THE PROBLEM
Leaving the pictures out, print the lines from the first line of the listing through the line containing "flat = Affine2D().scale(rx, -ry).translate(cx, cy)", exactly as they read, and no others.

───── MATERIALS PROVIDED

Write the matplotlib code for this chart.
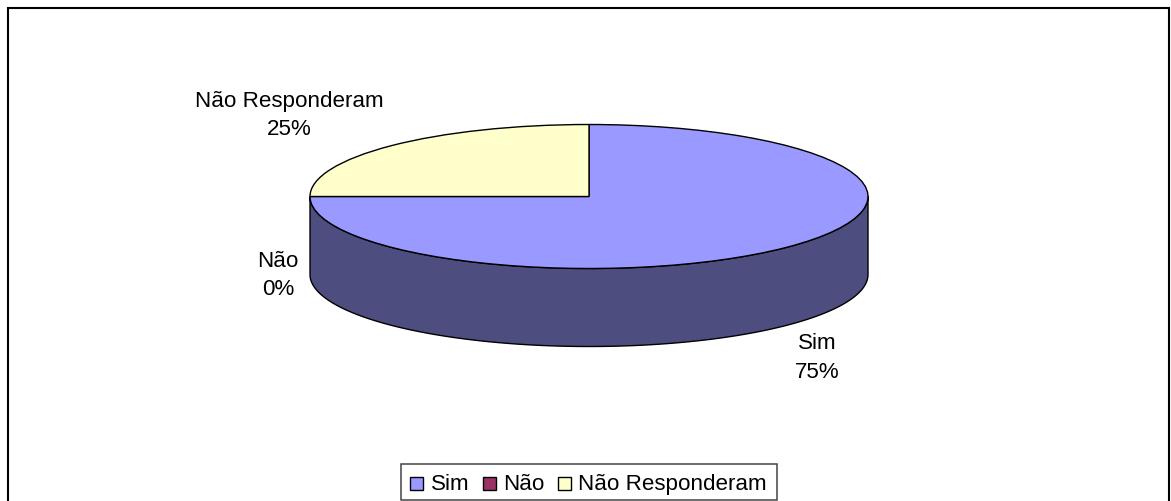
import numpy as np
import matplotlib
matplotlib.use("Agg")
import matplotlib.pyplot as plt
from matplotlib.patches import Wedge, Rectangle, Polygon
from matplotlib.transforms import Affine2D

labels = ["Sim", "Não", "Não Responderam"]
values = [75, 0, 25]
top_colors = ["#9999FF", "#993366", "#FFFFCC"]
side_colors = ["#4D4D80", "#4D1A33", "#808066"]
label_pos = [(817, 358), (278, 275.5), (289, 115.5)]

W, H = 1171, 502
cx, cy, rx, ry, depth = 589, 197.5, 279, 72, 78
FS = 16.1

plt.rcParams['font.family'] = ['Liberation Sans', 'DejaVu Sans']
fig = plt.figure(figsize=(W/100, H/100), dpi=100)
ax = fig.add_axes([0, 0, 1, 1])
ax.set_xlim(0, W)
ax.set_ylim(H, 0)
ax.axis("off")

# outer chart frame, bottom edge runs off the picture
ax.add_patch(Rectangle((8, 8.5), 1161, 510, fc="white", ec="black", lw=1.5, clip_on=True))

# slices go clockwise from 12 o'clock
shares = np.array(values) / sum(values)
ends = 90 - 360*np.cumsum(shares)
starts = np.r_[90, ends[:-1]]
flat = Affine2D().scale(rx, -ry).translate(cx, cy) + ax.transData

# side wall: only the front half of the disc shows
for a, b, c in zip(starts, ends, side_colors):
    lo, hi = b % 360, (a % 360 if a % 360 > b % 360 else a % 360 + 360)
    t = np.radians(np.linspace(lo, hi, 400))
    t = t[np.sin(t) <= 0]
    if len(t) < 2 or a == b:
        continue
    x = cx + rx*np.cos(t)
    y = cy - ry*np.sin(t)
    pts = np.r_[np.c_[x, y], np.c_[x[::-1], y[::-1] + depth]]
    ax.add_patch(Polygon(pts, closed=True, fc=c, ec="black", lw=1.0, joinstyle="round"))

for a, b, c in zip(starts, ends, top_colors):
    if a == b:
        continue
    ax.add_patch(Wedge((0, 0), 1, b, a, fc=c, ec="black", lw=1.0, transform=flat))

for name, v, (lx, ly) in zip(labels, values, label_pos):
    ax.text(lx, ly, f"{name}\n{v}%", ha="center", va="center", fontsize=FS,
            color="black", linespacing=1.48)

# legend
ax.add_patch(Rectangle((401, 464.5), 375.5, 36.5, fc="white", ec="#444444", lw=1.1))
swatch_x = [409.5, 482.5, 557.5]
text_x = [431, 503, 578]
for sx, tx, name, c in zip(swatch_x, text_x, labels, top_colors):
    ax.add_patch(Rectangle((sx, 478), 13, 13, fc=c, ec="black", lw=1.0))
    ax.text(tx, 484.5, name, ha="left", va="center", fontsize=FS, color="black")

fig.savefig("out.png", dpi=100)
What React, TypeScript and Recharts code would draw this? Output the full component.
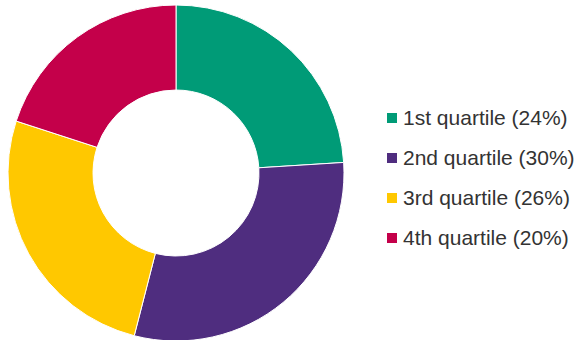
import { PieChart, Pie, Cell, Legend } from 'recharts'

const QUARTILES = ['1st quartile', '2nd quartile', '3rd quartile', '4th quartile']
const SHARES = [24, 30, 26, 20]
const COLORS = ['#009B77', '#4F2D7F', '#FFC800', '#C4004A']

const data = QUARTILES.map((name, i) => ({ name, value: SHARES[i] }))

function QuartileLegend() {
  return (
    <div>
      {data.map((d, i) => (
        <div
          key={d.name}
          style={{ display: 'flex', alignItems: 'center', height: 40 }}
        >
          <span
            style={{ width: 10, height: 10, background: COLORS[i], marginRight: 6, display: 'inline-block' }}
          />
          <span style={{ fontSize: 21, color: '#333', fontFamily: '"Liberation Sans", Arial, sans-serif' }}>
            {d.name} ({d.value}%)
          </span>
        </div>
      ))}
    </div>
  )
}

export default function App() {
  return (
    <div style={{ position: 'absolute', left: 0, top: 0 }}>
      <PieChart width={577} height={340} margin={{ top: 0, right: 0, bottom: 0, left: 0 }}>
        <Pie
          data={data}
          dataKey="value"
          nameKey="name"
          cx={176}
          cy={173}
          outerRadius={168}
          innerRadius={83}
          startAngle={90}
          endAngle={-270}
          stroke="#fff"
          strokeWidth={1}
          isAnimationActive={false}
        >
          {data.map((d, i) => (
            <Cell key={d.name} fill={COLORS[i]} />
          ))}
        </Pie>
        <Legend
          content={() => <QuartileLegend />}
          wrapperStyle={{ left: 387, top: 98, width: 190 }}
        />
      </PieChart>
    </div>
  )
}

──────────

ANSWER FOR THE TASK
Write the matplotlib code for this chart.
import numpy as np
import matplotlib
matplotlib.use("Agg")
import matplotlib.pyplot as plt
from matplotlib.patches import Wedge, Rectangle, Polygon
from matplotlib.transforms import Affine2D

labels = ["Sim", "Não", "Não Responderam"]
values = [75, 0, 25]
top_colors = ["#9999FF", "#993366", "#FFFFCC"]
side_colors = ["#4D4D80", "#4D1A33", "#808066"]
label_pos = [(817, 358), (278, 275.5), (289, 115.5)]

W, H = 1171, 502
cx, cy, rx, ry, depth = 589, 197.5, 279, 72, 78
FS = 16.1

plt.rcParams['font.family'] = ['Liberation Sans', 'DejaVu Sans']
fig = plt.figure(figsize=(W/100, H/100), dpi=100)
ax = fig.add_axes([0, 0, 1, 1])
ax.set_xlim(0, W)
ax.set_ylim(H, 0)
ax.axis("off")

# outer chart frame, bottom edge runs off the picture
ax.add_patch(Rectangle((8, 8.5), 1161, 510, fc="white", ec="black", lw=1.5, clip_on=True))

# slices go clockwise from 12 o'clock
shares = np.array(values) / sum(values)
ends = 90 - 360*np.cumsum(shares)
starts = np.r_[90, ends[:-1]]
flat = Affine2D().scale(rx, -ry).translate(cx, cy) + ax.transData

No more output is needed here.